Barcelona, now in 11th place, drops a notch and leaves the 'top 10', distancing itself from Madrid. This ranking considers cities with the most economic activity and best asset liquidity. Other Spanish cities mentioned in the report are Valencia, Málaga, and Seville.
By investment volumes by countries, the United Kingdom stands out, followed by Germany and France. Spain is the fourth-largest recipient of real estate investment, with about 11 billion euros between the last quarter of 2023 and the third quarter of 2024.
'Data Center', the king asset
The PwC and ULI report highlights that European real estate investors face 2025 with moderate optimism, focusing on operational businesses, such as data centers which remain the star asset with the most potential. Following them are new energy infrastructures, student housing, and logistics.

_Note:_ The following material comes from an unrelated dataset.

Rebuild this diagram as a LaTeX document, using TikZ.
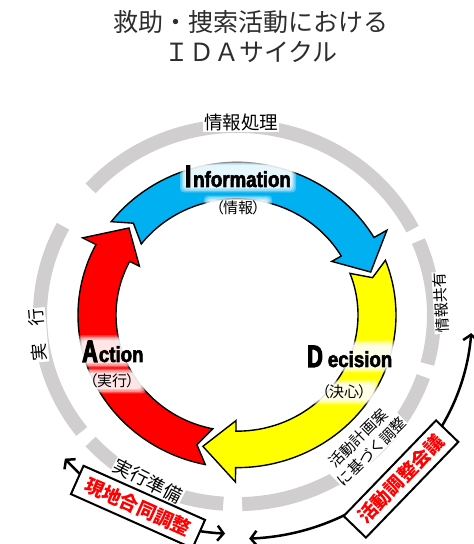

Thus, emerging businesses linked to major changes or digitalization lead, followed by those related to demographics (residential and health), compared to those linked to the economy or consumption, such as offices or retail, which are more lagging.
On the other hand, the study reveals that the European real estate sector is on the path to recovery after three difficult years, thanks to a context of declining interest rates and valuation adjustments, among other factors. Thus, 80% of respondents expect that by 2025 business confidence and profits will be as good as or better than the previous year, and nearly half hope to surpass them.
However, this widespread optimism does not come without significant concerns, not only because of the evolution of the European economy, which worries 77% of respondents.
Political instability
85% see political instability and conflicts in Europe and the Middle East as major sources of volatility. Thus, investor confidence - explain PwC - has deteriorated since the beginning of the year, and some respondents are more cautious, considering that recovery might take longer than expected.
Regarding threats associated with real estate, increasing regulation (74%), with a disconnect between Brussels and the sector, and rising construction costs (70%) are the two most frequently cited factors by interviewees.
Additionally, sustainability issues are one of the main challenges that the sector faces both in the short and long term. 70% are concerned about environmental issues, and 72% believe it will remain a relevant issue over the next five years. Artificial Intelligence (AI) is another trend impacting the real estate industry.
A vast majority also expects AI and machine learning to have a significant impact on all segments of real estate in the next five years.
Concern about insurance
Other relevant issues include a focus on management and concern about insurance, derived from rising premium prices, which are now the fifth-largest real estate expense and have increased the most in the last five years.
Miren Tellería, Head of Real Estate in Spain, assures that investors are increasingly focusing on fully integrated operational platforms to achieve a dual return, both in real estate performance and in operational business.